H-HOUR: Camp Bastion,
Helmand Province, 4 a.m. Saturday, Feb. 13
This morning, in the bone-chilling Afghan winter and under a deafening phalanx of helicopters, it can be easy to forget that coalition troops aren't all the same. They differ in training, equipment, tactics and language. Thursday's rehearsal is looking more significant by the moment.
The Canadians gather again in their tent, which is stocked with instant coffee and non-perishable food. Two Maxim magazines sit on a table. This morning's attack will be fuelled by Coke, V8 juice, Pop-Tarts, Nutri-Grain bars and bikinis.
By H-Hour, or launch time, the helicopters are loaded and ready. Each wave is spaced minutes apart. Each nation's pilots are given a "lane" of air in which to fly out, with departing flights going at lower altitudes than returning flights, which themselves are flying underneath unmanned aircraft that provide surveillance.
As Canadian Griffons and Chinooks zip back and forth, locals notice only the sound. Without night-vision goggles, only dim red lights are visible. By dawn, the helicopters are back at Camp Bastion, their role done as Operation Moshtarak continues to unfold.
All told, the Canadian contribution to the massive effort in British-led Helmand included 31 pilots and crew, and about 30 soldiers who are mentoring and training ANA troops in nearby Marjah.

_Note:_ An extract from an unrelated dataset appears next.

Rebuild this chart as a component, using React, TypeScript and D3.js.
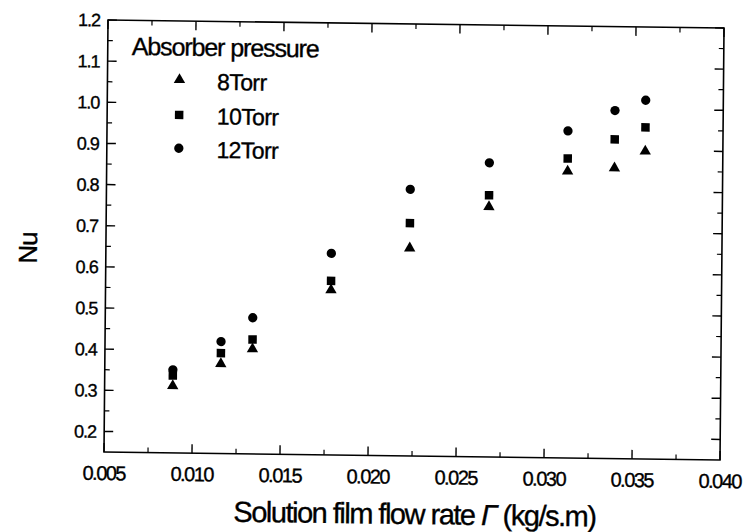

In Nad Ali, 1,100 troops were inserted in just over an hour. In Marjah, more than 15,000 troops were brought in by air and land.
At press time, ground operations were continuing and it was too early to say what casualties had been suffered.
The broader goal - a strong Afghan government and police force controlling Helmand once and for all - will take years to achieve. A pair of Afghan helicopters, relics of the Soviet war and incapable of nighttime flight, were on hand at Camp Bastion to begin ferrying in government workers. The number of policemen in Marjah was expected to jump from 50 to 500.
"It is significant," said Master Corporal Craig Wiggins, Capt. Robertson's flight engineer. "I'm glad I'm a part of it. It's a part of history."